* _REQUIREMENT_: Select, from the material below, each line with "this" in it.
┄┄┄┄┄┄
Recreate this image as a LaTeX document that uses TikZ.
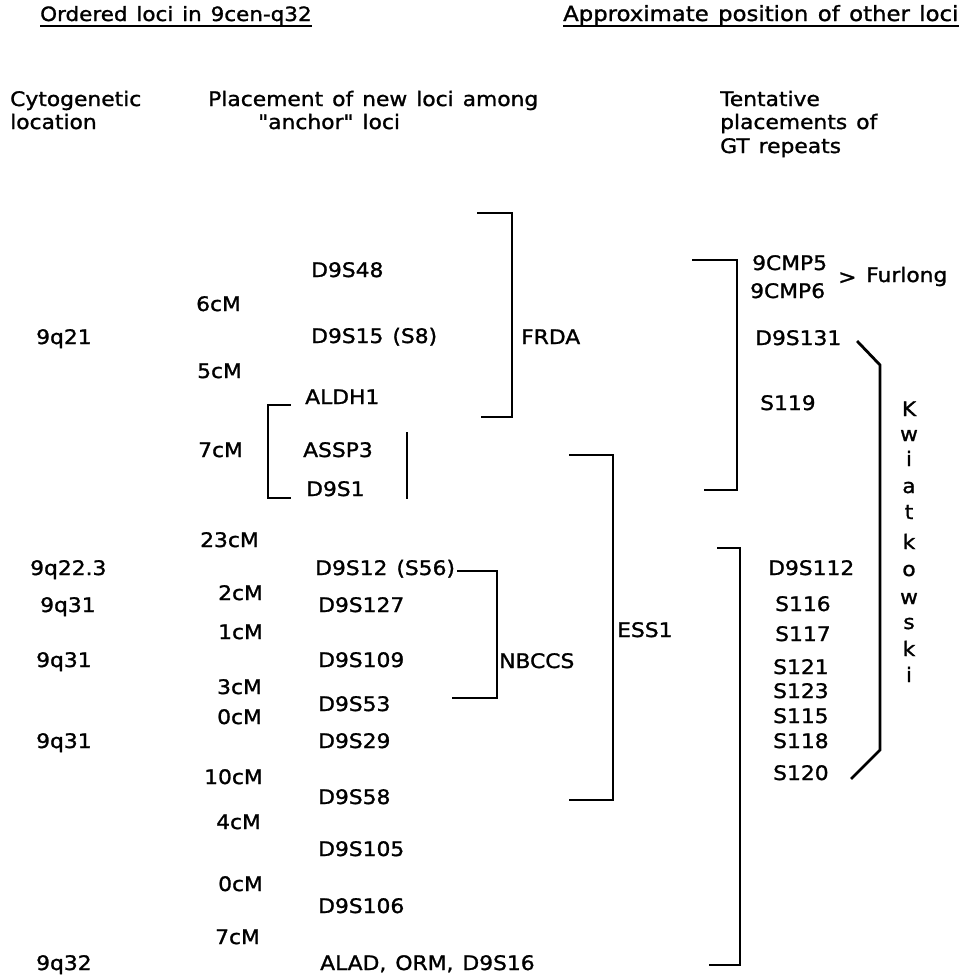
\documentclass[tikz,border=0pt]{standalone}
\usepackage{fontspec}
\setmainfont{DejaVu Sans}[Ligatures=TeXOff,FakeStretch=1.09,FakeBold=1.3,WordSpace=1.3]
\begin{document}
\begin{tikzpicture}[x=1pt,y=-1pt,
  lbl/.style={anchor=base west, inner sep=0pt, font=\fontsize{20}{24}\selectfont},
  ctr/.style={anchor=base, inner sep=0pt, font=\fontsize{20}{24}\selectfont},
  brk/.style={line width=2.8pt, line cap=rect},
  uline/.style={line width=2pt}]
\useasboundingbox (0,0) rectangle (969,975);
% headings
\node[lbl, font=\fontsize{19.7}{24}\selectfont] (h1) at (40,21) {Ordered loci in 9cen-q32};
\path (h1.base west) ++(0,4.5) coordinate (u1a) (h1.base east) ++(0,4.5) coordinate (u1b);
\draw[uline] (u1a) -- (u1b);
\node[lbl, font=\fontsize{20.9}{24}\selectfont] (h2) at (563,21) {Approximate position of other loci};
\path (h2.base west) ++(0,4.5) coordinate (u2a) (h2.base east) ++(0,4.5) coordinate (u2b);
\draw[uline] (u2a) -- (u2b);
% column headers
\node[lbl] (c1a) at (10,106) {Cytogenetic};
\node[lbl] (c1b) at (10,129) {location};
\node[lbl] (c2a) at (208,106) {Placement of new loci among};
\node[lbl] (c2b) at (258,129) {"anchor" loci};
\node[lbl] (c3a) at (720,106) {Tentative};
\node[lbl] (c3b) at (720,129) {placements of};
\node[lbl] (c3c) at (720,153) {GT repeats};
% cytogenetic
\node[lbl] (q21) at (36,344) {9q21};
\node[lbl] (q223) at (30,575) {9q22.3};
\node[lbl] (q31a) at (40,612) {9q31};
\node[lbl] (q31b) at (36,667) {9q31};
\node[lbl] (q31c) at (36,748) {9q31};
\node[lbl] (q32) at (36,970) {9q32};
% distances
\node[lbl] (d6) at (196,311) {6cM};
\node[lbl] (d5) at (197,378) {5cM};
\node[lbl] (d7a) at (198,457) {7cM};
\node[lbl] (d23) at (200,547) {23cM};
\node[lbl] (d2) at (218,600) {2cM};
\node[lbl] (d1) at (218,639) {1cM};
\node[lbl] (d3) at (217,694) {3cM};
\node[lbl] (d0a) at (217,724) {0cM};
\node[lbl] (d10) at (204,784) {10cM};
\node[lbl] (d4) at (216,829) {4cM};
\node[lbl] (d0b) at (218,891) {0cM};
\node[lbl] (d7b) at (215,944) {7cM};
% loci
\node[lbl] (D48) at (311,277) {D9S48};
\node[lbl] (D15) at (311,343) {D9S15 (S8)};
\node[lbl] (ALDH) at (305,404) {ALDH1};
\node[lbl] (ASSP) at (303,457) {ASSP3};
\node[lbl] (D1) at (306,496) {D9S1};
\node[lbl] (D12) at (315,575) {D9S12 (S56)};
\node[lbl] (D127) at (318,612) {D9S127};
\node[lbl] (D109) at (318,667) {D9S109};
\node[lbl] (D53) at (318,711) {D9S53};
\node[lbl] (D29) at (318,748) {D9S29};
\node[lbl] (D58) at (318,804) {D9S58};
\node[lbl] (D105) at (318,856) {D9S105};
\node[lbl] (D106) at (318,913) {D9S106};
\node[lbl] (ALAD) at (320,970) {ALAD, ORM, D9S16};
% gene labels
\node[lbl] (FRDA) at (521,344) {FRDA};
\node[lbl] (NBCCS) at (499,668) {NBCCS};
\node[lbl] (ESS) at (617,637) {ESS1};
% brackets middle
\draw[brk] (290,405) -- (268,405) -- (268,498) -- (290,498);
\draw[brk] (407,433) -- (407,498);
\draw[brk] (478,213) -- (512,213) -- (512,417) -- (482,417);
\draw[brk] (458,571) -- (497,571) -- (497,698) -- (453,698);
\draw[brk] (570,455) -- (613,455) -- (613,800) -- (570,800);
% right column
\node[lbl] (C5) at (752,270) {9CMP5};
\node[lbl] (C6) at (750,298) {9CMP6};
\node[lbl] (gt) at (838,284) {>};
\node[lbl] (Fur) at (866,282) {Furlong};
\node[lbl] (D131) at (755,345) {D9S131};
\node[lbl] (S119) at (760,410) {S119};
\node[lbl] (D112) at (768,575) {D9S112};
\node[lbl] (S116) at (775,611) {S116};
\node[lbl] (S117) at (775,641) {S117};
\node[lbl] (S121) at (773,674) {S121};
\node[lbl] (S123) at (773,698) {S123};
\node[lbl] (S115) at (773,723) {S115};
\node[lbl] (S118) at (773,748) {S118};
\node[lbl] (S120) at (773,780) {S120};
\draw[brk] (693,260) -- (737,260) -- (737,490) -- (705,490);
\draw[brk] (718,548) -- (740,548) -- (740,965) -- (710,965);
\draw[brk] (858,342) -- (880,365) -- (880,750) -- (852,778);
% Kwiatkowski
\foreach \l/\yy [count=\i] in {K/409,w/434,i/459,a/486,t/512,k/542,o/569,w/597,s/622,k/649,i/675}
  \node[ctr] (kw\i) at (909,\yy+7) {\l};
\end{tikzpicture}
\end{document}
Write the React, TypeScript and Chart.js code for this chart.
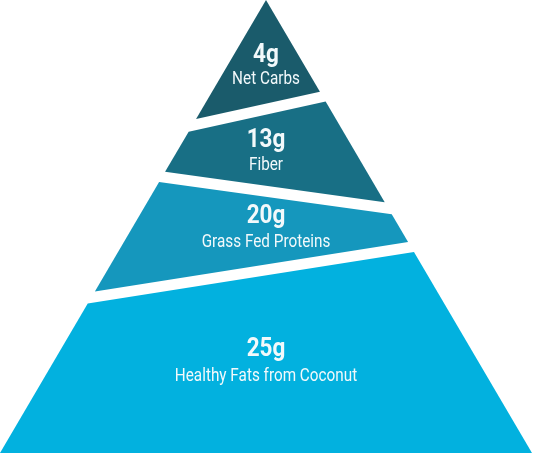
┄┄┄┄┄┄
* _RESPONSE TO THE TASK_:
Recreate this image as a LaTeX document that uses TikZ.
Write the React, TypeScript and Chart.js code for this chart.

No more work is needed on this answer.